Key Republican leaders have called for action from the FTC, accusing Big Tech companies of threatening democracy.
Senators Ted Cruz of Texas and Josh Hawley of Missouri put Big Tech companies on notice by pressing the Federal Trade Commission via a July 15 open letter to investigate them for hacking American democracy. "They control the ads we see, the news we read, and the information we digest," they wrote. "And they actively censor some content and amplify other content based on algorithms and intentional decisions that are completely nontransparent."
The letter explained how Big Tech monopolies “threaten democracy.” It went into detail by elaborating that these unchecked corporate giants “greatly influence democratic outcomes, yet they have no accountability to voters.” It added “they are not even accountable to their own customers because nobody knows how these companies curate content.”
The specific action they urged was for the FTC to “open a section 6(b) investigation into how big tech companies curate content.” They said the FTC should then “‘make public’ any information it discovers that is ‘in the public interest.’”
The companies they have in their sights are Google, Facebook, and Twitter, each of which has been subject to high profile critiques regarding the deplatforming of conservatives.
Google in particular has been under heavy scrutiny after a video was released by guerilla journalist organization Project Veritas.
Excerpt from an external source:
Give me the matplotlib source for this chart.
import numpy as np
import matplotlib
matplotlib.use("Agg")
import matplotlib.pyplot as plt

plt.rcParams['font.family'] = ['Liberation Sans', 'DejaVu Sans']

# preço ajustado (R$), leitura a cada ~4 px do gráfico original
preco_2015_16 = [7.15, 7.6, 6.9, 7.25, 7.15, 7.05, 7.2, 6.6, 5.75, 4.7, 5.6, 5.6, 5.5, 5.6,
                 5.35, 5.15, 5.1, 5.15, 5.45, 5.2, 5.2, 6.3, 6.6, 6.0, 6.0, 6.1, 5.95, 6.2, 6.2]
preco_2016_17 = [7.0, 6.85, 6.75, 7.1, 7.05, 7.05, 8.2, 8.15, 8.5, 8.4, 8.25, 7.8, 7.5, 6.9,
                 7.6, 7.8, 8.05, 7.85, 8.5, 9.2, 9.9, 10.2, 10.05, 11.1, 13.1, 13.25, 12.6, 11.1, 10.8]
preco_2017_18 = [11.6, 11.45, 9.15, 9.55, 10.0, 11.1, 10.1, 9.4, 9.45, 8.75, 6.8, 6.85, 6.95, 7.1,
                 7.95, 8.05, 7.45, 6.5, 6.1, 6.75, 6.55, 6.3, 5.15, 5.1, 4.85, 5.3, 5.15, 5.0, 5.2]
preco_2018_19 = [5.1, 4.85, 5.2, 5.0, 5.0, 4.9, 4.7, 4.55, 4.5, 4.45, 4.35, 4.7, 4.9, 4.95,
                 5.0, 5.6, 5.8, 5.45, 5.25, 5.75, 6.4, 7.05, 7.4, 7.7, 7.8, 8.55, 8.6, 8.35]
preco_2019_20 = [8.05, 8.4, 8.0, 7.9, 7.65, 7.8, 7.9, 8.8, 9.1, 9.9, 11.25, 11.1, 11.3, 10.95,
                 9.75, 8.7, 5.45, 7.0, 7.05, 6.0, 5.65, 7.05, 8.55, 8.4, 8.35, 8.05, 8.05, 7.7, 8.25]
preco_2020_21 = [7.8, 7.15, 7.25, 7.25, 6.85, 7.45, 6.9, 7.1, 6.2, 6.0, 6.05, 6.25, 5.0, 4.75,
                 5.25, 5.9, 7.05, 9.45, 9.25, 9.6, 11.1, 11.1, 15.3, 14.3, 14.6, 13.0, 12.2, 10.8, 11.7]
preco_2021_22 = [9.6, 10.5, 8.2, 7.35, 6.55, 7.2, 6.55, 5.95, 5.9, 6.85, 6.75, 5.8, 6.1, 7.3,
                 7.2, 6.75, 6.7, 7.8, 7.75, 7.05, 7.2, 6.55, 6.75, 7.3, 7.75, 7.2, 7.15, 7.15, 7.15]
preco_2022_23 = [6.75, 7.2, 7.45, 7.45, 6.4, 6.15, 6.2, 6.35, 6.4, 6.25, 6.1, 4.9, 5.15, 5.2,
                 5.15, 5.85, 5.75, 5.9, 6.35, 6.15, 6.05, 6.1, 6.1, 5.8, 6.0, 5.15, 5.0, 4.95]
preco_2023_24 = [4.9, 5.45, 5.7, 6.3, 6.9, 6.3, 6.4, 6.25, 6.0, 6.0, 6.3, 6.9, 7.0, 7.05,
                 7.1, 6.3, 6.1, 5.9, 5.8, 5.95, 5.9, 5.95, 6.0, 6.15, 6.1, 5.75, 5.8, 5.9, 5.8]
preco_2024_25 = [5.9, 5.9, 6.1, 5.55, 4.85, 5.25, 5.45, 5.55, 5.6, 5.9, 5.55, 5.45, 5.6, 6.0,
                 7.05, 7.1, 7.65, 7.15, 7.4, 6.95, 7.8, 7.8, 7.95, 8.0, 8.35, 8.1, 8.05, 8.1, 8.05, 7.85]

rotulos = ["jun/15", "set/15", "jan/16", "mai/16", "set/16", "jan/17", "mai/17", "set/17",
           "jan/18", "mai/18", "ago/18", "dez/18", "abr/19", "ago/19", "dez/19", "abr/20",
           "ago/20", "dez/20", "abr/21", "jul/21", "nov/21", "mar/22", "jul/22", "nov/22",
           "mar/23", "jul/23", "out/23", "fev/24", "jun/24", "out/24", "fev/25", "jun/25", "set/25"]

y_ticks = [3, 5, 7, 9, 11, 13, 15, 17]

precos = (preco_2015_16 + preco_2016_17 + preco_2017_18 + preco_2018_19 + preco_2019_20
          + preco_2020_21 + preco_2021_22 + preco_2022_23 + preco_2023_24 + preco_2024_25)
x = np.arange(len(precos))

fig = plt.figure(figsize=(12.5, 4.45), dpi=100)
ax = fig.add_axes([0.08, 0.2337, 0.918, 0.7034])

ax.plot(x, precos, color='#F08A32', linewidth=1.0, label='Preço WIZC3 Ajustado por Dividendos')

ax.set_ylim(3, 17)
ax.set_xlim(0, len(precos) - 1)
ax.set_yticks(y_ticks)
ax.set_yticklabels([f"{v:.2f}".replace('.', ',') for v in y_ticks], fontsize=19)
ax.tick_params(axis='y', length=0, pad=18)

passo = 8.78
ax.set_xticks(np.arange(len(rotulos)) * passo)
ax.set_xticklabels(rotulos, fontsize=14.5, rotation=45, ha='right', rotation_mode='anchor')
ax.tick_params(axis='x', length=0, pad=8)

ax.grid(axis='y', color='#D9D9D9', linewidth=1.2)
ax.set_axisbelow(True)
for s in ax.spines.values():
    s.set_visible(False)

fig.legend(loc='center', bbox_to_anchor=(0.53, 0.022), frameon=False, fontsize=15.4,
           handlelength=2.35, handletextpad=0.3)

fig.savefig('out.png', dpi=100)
Project Veritas leader James O’Keefe recently published a video showing a high-ranking Google executive Jen Gennai talking about her company’s ambitions to use their platform to rig the upcoming election and “prevent the next Trump situation.”
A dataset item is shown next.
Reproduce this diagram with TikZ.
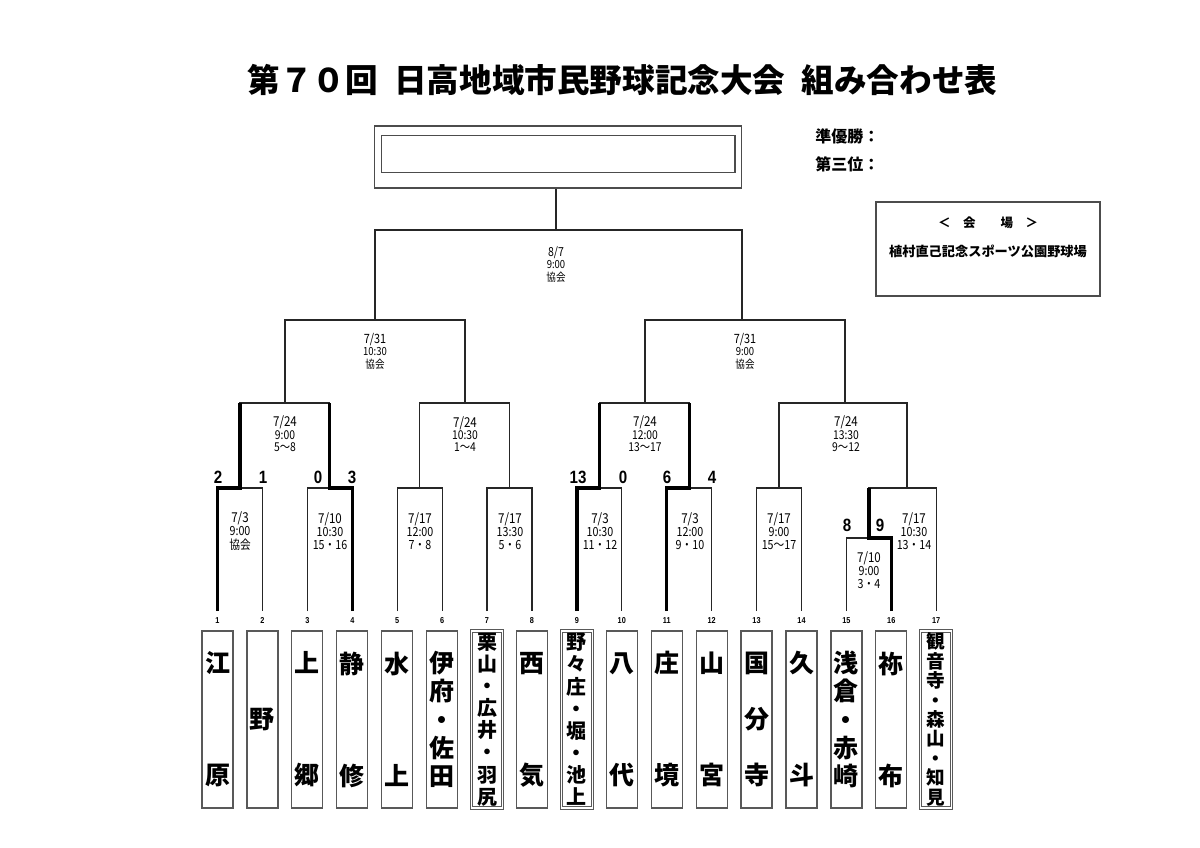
\documentclass[tikz,border=0pt]{standalone}
\usepackage{fontspec}
\setmainfont{Noto Sans CJK JP}
\newfontfamily\schedfont[FakeStretch=0.85]{Noto Sans CJK JP}
\newfontfamily\numfont[FakeStretch=0.85]{Liberation Sans}
\tikzset{
  ln/.style={line width=0.6pt, draw=black!85},
  win/.style={line width=1.6pt, draw=black},
  teambox/.style={draw=black!65, line width=0.6pt, minimum width=15.5pt, minimum height=88.5pt, inner sep=0pt, align=center},
  dbl/.style={double=white, double distance=0.7pt, line width=0.45pt},
  nA/.style={font=\bfseries\fontsize{12.5}{15}\selectfont},
  nB/.style={font=\bfseries\fontsize{12.5}{56}\selectfont},
  nC/.style={font=\bfseries\fontsize{12.5}{28}\selectfont},
  nE/.style={font=\bfseries\fontsize{12.5}{14.1}\selectfont},
  nH/.style={font=\bfseries\fontsize{10}{11.07}\selectfont},
  nI/.style={font=\bfseries\fontsize{9.3}{9.7}\selectfont},
  schedA/.style={align=center, inner sep=0pt, font=\schedfont\fontsize{5.6}{6.25}\selectfont},
  schedB/.style={align=center, inner sep=0pt, font=\schedfont\fontsize{6.1}{6.2}\selectfont},
  schedC/.style={align=center, inner sep=0pt, font=\schedfont\fontsize{6.3}{6.6}\selectfont},
  score/.style={inner sep=0pt, anchor=base, font=\numfont\bfseries\fontsize{8.9}{9}\selectfont},
  tnum/.style={inner sep=0pt, anchor=base, font=\numfont\bfseries\fontsize{4.3}{5}\selectfont},
  lbl/.style={inner sep=0pt, anchor=west, font=\bfseries\fontsize{8}{9}\selectfont},
}
\begin{document}
\begin{tikzpicture}[x=0.5pt,y=-0.5pt]
\useasboundingbox (0,0) rectangle (1200,847);
\fill[white] (0,0) rectangle (1200,847);

% title
\node[inner sep=0pt, font=\bfseries\fontsize{16.3}{20}\selectfont] (title) at (622.5,80) {第７０回\hspace{0.5em}日高地域市民野球記念大会\hspace{0.5em}組み合わせ表};

% champion box
\node[draw=black!70, line width=0.6pt, minimum width=183.5pt, minimum height=31pt, inner sep=0pt] (trophy) at (558,157) {};
\node[draw=black!70, line width=0.6pt, minimum width=176.6pt, minimum height=18.5pt, inner sep=0pt] (trophyin) at (558.3,154.2) {};

% side labels
\node[lbl] (runner) at (815,136) {準優勝：};
\node[lbl] (third) at (815,164) {第三位：};

% venue box
\node[draw=black!70, line width=0.6pt, minimum width=112pt, minimum height=47pt, inner sep=0pt] (venue) at (988,249) {};
\node[inner sep=0pt, font=\bfseries\fontsize{6.25}{7}\selectfont] (venuehead) at (988,223) {＜　会　　場　＞};
\node[inner sep=0pt, font=\bfseries\fontsize{6.6}{7}\selectfont] (venuename) at (988,251) {植村直己記念スポーツ公園野球場};

% team coordinates and numbers
\foreach \i/\x in {1/217.5,2/262.4,3/307.3,4/352.3,5/397.2,6/442.1,7/487.0,8/531.9,9/576.9,10/621.8,11/666.7,12/711.6,13/756.5,14/801.5,15/846.4,16/891.3,17/936.2}{
  \coordinate (t\i) at (\x,611);
  \node[tnum] (l\i) at (\x,623) {\i};
}

% team boxes
\node[teambox,nB] (b1) at (217.5,719.5) {江\\原};
\node[teambox,nA] (b2) at (262.4,719.5) {野};
\node[teambox,nB] (b3) at (307.3,719.5) {上\\郷};
\node[teambox,nB] (b4) at (352.3,719.5) {静\\修};
\node[teambox,nB] (b5) at (397.2,719.5) {水\\上};
\node[teambox,nE] (b6) at (442.1,719.5) {伊\\府\\・\\佐\\田};
\node[teambox,dbl,nH] (b7) at (487.0,719.5) {栗\\山\\・\\広\\井\\・\\羽\\尻};
\node[teambox,nB] (b8) at (531.9,719.5) {西\\気};
\node[teambox,dbl,nH] (b9) at (576.9,719.5) {野\\々\\庄\\・\\堀\\・\\池\\上};
\node[teambox,nB] (b10) at (621.8,719.5) {八\\代};
\node[teambox,nB] (b11) at (666.7,719.5) {庄\\境};
\node[teambox,nB] (b12) at (711.6,719.5) {山\\宮};
\node[teambox,nC] (b13) at (756.5,719.5) {国\\分\\寺};
\node[teambox,nB] (b14) at (801.5,719.5) {久\\斗};
\node[teambox,nE] (b15) at (846.4,719.5) {浅\\倉\\・\\赤\\崎};
\node[teambox,nB] (b16) at (891.3,719.5) {祢\\布};
\node[teambox,dbl,nI] (b17) at (936.2,719.5) {観\\音\\寺\\・\\森\\山\\・\\知\\見};

% junctions
\coordinate (j1) at (240,488);
\coordinate (j2) at (329.8,488);
\coordinate (j3) at (419.7,488);
\coordinate (j4) at (509.5,488);
\coordinate (j5) at (599.3,488);
\coordinate (j6) at (689.2,488);
\coordinate (j7) at (779,488);
\coordinate (j8a) at (868.9,538);
\coordinate (j8) at (907,488);
\coordinate (k1) at (285,403);
\coordinate (k2) at (465,403);
\coordinate (k3) at (645,403);
\coordinate (k4) at (845,403);
\coordinate (q1) at (375,320);
\coordinate (q2) at (742,320);
\coordinate (f) at (556,230);

% bracket lines
\draw[ln] (t1) |- (j1) -| (t2);
\draw[ln] (t3) |- (j2) -| (t4);
\draw[ln] (t5) |- (j3) -| (t6);
\draw[ln] (t7) |- (j4) -| (t8);
\draw[ln] (t9) |- (j5) -| (t10);
\draw[ln] (t11) |- (j6) -| (t12);
\draw[ln] (t13) |- (j7) -| (t14);
\draw[ln] (t15) |- (j8a) -| (t16);
\draw[ln] (j8a) |- (j8) -| (t17);
\draw[ln] (j1) |- (k1) -| (j2);
\draw[ln] (j3) |- (k2) -| (j4);
\draw[ln] (j5) |- (k3) -| (j6);
\draw[ln] (j7) |- (k4) -| (j8);
\draw[ln] (k1) |- (q1) -| (k2);
\draw[ln] (k3) |- (q2) -| (k4);
\draw[ln] (q1) |- (f) -| (q2);
\draw[ln] (f) -- (f |- trophy.south);

% winners
\draw[win] (t1) |- (j1) -- (j1 |- k1);
\draw[win] (t4) |- (j2) -- (j2 |- k1);
\draw[win] (t9) |- (j5) -- (j5 |- k3);
\draw[win] (t11) |- (j6) -- (j6 |- k3);
\draw[win] (t16) |- (j8a) -- (j8a |- j8);

% schedules
\node[schedA] (s0) at (556,264.5) {{\fontsize{6.2}{6.25}\selectfont 8/7}\\9:00\\協会};
\node[schedA] (s1) at (375,351) {{\fontsize{6.4}{6.25}\selectfont 7/31}\\10:30\\協会};
\node[schedA] (s2) at (745,351) {{\fontsize{6.4}{6.25}\selectfont 7/31}\\9:00\\協会};
\node[schedB] (s3) at (285,434) {{\fontsize{6.8}{6.2}\selectfont 7/24}\\9:00\\5〜8};
\node[schedB] (s4) at (465,434) {{\fontsize{6.8}{6.2}\selectfont 7/24}\\10:30\\1〜4};
\node[schedB] (s5) at (645,434) {{\fontsize{6.8}{6.2}\selectfont 7/24}\\12:00\\13〜17};
\node[schedB] (s6) at (846,434) {{\fontsize{6.8}{6.2}\selectfont 7/24}\\13:30\\9〜12};
\node[schedC] (r1) at (240,531) {{\fontsize{6.8}{6.6}\selectfont 7/3}\\9:00\\協会};
\node[schedC] (r2) at (330,531) {{\fontsize{6.8}{6.6}\selectfont 7/10}\\10:30\\15・16};
\node[schedC] (r3) at (420,531) {{\fontsize{6.8}{6.6}\selectfont 7/17}\\12:00\\7・8};
\node[schedC] (r4) at (510,531) {{\fontsize{6.8}{6.6}\selectfont 7/17}\\13:30\\5・6};
\node[schedC] (r5) at (600,531) {{\fontsize{6.8}{6.6}\selectfont 7/3}\\10:30\\11・12};
\node[schedC] (r6) at (690,531) {{\fontsize{6.8}{6.6}\selectfont 7/3}\\12:00\\9・10};
\node[schedC] (r7) at (779,531) {{\fontsize{6.8}{6.6}\selectfont 7/17}\\9:00\\15〜17};
\node[schedC] (r8) at (914,531) {{\fontsize{6.8}{6.6}\selectfont 7/17}\\10:30\\13・14};
\node[schedC] (r9) at (869,570) {{\fontsize{6.8}{6.6}\selectfont 7/10}\\9:00\\3・4};

% scores
\node[score] (sc1) at (218,483.5) {2};
\node[score] (sc2) at (263,483.5) {1};
\node[score] (sc3) at (318,483.5) {0};
\node[score] (sc4) at (352,483.5) {3};
\node[score] (sc9) at (578,483.5) {13};
\node[score] (sc10) at (623,483.5) {0};
\node[score] (sc11) at (667,483.5) {6};
\node[score] (sc12) at (712,483.5) {4};
\node[score] (sc15) at (847,531.5) {8};
\node[score] (sc16) at (880,531.5) {9};
\end{tikzpicture}
\end{document}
In a dystopian display of force that proves the nature of the problem, YouTube, owned by Google, censored their exposée. Gennai has later tried to claim that her statements, even in the full, unedited form, were somehow taken out of context.
They weren’t alone. Peter Thiel, a conservative board member of Facebook called for the FBI and CIA to investigate Google.
Axios reported how Thiel spoke the mid-July National Conservatism Conference in Washington, D.C., and offered hard-hitting questions that should be brought forth if Google were investigated.
First, he inquired, ”how many foreign intelligence agencies have infiltrated your Manhattan Project for AI [artificial intelligence]?” He followed that by asking does Google's senior management consider itself to have been thoroughly infiltrated by Chinese intelligence?”
He finished by nothing less than accusing Google of treason, “is it because they consider themselves to be so thoroughly infiltrated that they have engaged in the seemingly treasonous decision to work with the Chinese military and not with the US military?”